The post weighs half a ton....

It couldn't be rolled because of the platform attached to it.

Once again the kind former owner helped us out, by moving it up to the fence with the help of a friendly JCB driver. This enabled our lorry, equipped with a short HIAB, to reach over the fence and pick it up. Peter and Terry, supported by lorry owner Paul, picked the post up on Saturday. The operation went very smoothly.

What is the most suitable place for a GWR yard lamp on the GWSR? The Toddington loco yard of course! Here the post is being unloaded next to a pair of 28XX boilers, where it will be stripped and repainted.

By lunch time, the operation was complete, and the post up on a pair of blocks ready for treatment. Behind it is the boiler of 2874, recently removed from its frames.

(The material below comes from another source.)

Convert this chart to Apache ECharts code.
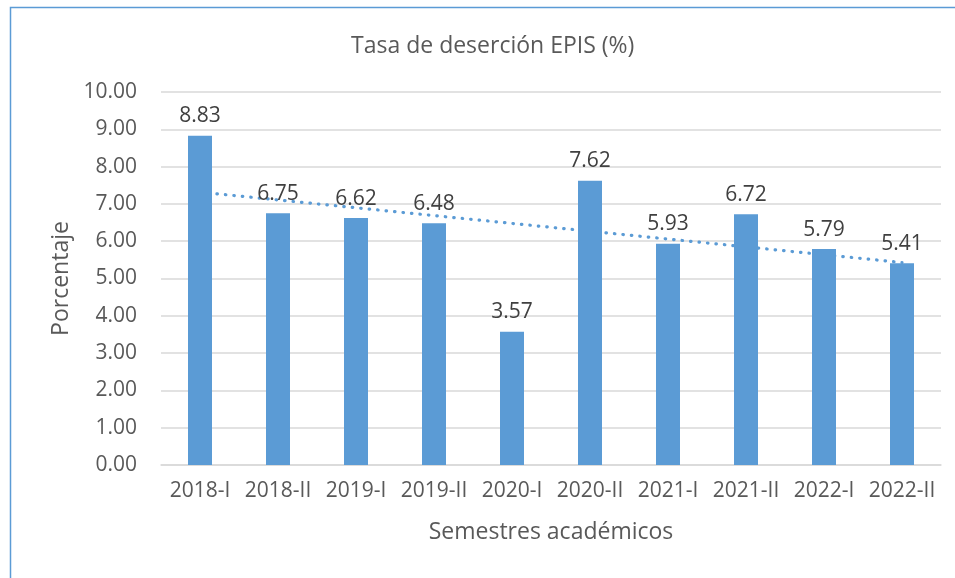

Mark and John of the loco dept. have been most helpful. They have some shotblasting work coming up, and the post can be treated at the same time, which will give it an excellent, rust free future. We also agreed on a representative location for the post:

It will be situated in front of the recently erected water tower, here on the left of the photograph. It will not only look the part, but actually play a useful function, as this area is not currently lit. Services are also nearby, so it all comes together nicely.

We'd like to thank Mark and John of the loco dept for their help, Peter, Terry and Paul for the use of the lorry and help with the recovery, and last but not least, John for extracting it on his own, and moving it to the fence, which removed two big logistical headaches for us. Thank you all!